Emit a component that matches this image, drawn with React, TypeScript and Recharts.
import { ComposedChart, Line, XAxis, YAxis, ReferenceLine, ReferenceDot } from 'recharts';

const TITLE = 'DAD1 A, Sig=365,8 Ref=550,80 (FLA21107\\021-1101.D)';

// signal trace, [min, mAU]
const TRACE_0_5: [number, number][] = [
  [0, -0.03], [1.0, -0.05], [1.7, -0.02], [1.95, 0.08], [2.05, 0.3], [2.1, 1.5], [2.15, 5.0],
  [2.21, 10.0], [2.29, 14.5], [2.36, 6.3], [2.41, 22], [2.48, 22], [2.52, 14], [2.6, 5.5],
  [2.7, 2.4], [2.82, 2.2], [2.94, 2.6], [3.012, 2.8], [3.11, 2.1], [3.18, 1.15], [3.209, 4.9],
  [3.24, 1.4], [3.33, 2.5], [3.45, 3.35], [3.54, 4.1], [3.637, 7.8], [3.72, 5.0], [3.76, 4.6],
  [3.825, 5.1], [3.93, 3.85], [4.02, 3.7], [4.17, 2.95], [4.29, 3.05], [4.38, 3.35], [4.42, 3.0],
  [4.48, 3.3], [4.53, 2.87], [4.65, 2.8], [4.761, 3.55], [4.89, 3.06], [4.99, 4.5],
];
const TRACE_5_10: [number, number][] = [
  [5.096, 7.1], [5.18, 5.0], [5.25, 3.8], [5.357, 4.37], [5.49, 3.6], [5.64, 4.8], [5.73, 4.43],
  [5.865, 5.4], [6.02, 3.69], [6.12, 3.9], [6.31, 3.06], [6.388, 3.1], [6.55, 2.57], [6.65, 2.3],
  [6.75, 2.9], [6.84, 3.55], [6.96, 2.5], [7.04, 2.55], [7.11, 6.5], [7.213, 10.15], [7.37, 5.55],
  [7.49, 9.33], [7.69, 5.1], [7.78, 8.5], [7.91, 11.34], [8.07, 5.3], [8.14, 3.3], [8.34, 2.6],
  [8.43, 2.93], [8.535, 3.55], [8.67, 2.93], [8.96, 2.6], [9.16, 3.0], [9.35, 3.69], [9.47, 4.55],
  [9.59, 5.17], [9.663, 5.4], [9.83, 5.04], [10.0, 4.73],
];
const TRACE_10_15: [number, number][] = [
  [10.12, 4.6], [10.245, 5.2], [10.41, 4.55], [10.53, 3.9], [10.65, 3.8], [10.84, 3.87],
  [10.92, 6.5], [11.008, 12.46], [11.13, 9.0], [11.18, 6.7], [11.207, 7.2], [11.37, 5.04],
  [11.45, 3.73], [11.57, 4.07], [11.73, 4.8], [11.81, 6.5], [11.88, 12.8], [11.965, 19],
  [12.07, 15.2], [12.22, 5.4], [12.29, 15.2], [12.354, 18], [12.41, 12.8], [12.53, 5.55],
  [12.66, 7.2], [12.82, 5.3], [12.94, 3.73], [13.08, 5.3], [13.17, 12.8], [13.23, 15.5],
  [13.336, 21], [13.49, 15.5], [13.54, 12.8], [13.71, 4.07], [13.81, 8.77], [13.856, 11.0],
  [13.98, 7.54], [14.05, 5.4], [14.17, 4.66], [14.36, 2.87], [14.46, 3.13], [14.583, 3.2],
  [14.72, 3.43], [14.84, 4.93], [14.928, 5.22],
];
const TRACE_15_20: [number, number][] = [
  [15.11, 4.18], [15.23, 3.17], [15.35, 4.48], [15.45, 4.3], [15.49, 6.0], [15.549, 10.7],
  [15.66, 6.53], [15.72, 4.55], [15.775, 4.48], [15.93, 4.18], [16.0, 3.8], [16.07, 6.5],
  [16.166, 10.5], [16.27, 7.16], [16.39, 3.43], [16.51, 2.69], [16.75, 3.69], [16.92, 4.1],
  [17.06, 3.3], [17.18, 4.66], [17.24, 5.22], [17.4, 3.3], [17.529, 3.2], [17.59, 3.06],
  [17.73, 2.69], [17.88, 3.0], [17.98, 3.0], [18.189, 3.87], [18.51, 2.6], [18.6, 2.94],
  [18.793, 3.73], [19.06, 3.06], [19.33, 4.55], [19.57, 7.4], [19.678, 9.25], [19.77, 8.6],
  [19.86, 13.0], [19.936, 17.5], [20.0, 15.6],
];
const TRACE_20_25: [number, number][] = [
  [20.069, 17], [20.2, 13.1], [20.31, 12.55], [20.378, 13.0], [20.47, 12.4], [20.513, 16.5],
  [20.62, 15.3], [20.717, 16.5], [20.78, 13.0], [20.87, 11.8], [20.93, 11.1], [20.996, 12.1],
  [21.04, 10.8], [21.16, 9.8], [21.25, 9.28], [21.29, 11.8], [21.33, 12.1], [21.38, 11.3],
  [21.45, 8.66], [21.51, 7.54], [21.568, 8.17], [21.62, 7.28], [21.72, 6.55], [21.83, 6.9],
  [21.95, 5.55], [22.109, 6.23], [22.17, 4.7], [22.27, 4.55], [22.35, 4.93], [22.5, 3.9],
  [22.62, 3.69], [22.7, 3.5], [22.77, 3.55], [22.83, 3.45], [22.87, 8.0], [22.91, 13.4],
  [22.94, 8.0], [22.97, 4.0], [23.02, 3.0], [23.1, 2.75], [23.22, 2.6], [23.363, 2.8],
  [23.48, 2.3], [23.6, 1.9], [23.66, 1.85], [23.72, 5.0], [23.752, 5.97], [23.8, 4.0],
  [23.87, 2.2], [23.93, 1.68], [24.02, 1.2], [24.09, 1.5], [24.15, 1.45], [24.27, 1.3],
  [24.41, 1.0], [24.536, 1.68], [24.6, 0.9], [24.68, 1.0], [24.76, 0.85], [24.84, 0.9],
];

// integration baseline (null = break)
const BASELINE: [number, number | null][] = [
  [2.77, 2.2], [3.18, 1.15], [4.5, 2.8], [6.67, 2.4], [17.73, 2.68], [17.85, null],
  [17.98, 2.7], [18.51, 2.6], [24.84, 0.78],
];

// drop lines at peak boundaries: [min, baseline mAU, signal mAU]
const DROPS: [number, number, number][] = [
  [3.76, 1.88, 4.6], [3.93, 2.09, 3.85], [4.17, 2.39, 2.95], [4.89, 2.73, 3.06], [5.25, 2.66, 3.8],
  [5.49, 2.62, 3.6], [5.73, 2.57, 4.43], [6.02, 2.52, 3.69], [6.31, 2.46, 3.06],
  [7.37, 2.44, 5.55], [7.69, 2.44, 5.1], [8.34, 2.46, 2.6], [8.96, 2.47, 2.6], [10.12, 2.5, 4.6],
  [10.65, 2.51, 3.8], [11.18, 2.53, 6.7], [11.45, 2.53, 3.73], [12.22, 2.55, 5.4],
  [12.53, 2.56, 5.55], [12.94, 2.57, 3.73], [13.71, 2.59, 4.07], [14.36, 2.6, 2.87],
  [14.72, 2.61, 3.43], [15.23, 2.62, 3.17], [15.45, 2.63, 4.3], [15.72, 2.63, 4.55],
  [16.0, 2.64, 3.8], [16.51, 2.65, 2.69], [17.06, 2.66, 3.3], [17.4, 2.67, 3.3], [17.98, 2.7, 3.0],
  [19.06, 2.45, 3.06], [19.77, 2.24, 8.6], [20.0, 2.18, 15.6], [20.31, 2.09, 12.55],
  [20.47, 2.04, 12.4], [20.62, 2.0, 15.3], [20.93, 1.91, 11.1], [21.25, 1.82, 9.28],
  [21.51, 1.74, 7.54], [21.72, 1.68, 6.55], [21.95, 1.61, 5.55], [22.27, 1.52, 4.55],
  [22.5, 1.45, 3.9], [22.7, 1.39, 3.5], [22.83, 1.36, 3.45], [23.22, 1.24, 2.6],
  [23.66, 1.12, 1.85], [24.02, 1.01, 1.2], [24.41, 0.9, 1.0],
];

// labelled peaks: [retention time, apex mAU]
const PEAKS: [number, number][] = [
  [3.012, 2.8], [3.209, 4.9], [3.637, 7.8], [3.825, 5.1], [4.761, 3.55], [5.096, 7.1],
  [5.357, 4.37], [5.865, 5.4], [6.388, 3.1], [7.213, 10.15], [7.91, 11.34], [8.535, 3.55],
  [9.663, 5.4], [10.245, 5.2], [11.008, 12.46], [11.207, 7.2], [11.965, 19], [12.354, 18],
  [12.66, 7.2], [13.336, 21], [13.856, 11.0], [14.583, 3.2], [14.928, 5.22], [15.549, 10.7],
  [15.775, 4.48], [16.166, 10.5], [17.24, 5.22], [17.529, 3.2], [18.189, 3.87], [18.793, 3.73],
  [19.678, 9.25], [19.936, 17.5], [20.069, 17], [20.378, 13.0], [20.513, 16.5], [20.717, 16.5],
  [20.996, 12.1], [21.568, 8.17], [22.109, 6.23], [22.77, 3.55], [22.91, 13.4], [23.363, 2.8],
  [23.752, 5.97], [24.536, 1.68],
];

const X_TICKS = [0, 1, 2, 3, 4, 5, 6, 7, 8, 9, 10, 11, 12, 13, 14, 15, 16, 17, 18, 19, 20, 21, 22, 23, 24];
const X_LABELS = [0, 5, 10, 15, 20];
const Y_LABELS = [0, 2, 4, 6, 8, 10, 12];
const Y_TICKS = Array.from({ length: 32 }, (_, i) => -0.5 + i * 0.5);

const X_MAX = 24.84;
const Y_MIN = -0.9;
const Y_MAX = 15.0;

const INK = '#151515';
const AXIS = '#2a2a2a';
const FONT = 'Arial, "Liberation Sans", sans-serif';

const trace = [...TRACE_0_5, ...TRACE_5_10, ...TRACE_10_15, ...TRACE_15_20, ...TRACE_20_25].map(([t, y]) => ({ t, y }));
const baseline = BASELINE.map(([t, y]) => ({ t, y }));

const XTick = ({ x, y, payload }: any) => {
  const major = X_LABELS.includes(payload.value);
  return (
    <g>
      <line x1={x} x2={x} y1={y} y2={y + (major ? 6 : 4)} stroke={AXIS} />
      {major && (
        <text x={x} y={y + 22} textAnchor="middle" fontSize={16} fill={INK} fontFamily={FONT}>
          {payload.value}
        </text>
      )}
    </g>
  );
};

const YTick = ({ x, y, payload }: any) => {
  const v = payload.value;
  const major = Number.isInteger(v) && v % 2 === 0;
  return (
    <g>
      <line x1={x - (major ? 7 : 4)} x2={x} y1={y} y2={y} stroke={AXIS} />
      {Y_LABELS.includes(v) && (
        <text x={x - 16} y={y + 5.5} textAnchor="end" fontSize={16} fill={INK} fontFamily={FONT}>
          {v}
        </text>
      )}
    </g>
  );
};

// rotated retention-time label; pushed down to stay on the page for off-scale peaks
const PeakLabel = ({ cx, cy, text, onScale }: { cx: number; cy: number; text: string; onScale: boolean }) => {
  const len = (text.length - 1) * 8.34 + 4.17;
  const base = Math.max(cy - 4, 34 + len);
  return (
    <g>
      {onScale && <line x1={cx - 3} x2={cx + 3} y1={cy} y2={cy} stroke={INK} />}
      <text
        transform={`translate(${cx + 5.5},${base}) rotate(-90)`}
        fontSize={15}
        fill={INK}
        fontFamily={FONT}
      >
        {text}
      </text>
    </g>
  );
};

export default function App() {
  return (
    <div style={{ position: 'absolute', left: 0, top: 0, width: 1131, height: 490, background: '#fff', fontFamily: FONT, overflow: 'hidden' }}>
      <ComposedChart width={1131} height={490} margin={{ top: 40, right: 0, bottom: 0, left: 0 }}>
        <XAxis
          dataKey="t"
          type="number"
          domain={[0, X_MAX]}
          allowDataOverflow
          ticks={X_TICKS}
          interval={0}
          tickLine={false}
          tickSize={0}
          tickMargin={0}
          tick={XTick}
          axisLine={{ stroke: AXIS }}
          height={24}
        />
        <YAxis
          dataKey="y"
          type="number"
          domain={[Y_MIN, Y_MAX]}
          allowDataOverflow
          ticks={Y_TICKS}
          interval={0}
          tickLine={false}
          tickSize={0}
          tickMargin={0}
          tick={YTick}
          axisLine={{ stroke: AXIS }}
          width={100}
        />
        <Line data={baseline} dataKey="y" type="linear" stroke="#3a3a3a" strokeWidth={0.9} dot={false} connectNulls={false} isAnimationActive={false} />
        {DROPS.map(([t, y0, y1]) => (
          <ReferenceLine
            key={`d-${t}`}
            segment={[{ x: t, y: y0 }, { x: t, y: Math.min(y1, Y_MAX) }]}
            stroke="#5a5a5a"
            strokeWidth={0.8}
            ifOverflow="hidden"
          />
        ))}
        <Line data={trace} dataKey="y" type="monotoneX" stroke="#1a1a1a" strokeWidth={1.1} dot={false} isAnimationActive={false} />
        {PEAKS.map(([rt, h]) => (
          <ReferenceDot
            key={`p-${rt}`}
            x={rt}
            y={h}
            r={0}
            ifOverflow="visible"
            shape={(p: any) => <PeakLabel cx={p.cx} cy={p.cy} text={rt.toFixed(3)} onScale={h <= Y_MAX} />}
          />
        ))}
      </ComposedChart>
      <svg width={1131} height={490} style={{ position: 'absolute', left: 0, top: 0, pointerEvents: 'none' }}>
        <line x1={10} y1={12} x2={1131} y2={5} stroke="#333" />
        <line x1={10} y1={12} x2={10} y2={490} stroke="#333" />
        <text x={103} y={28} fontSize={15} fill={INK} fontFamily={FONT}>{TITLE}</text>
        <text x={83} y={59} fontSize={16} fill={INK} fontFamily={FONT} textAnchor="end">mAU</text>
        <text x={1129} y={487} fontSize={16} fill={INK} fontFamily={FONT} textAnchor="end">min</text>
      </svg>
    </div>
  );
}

·····

[What the exercise asks] Quote verbatim the opening lines of the listing above, ending with the line where "const TITLE = 'DAD1" appears; include both endpoints and nothing more.

[Full output]
Emit a component that matches this image, drawn with React, TypeScript and Recharts.
import { ComposedChart, Line, XAxis, YAxis, ReferenceLine, ReferenceDot } from 'recharts';

const TITLE = 'DAD1 A, Sig=365,8 Ref=550,80 (FLA21107\\021-1101.D)';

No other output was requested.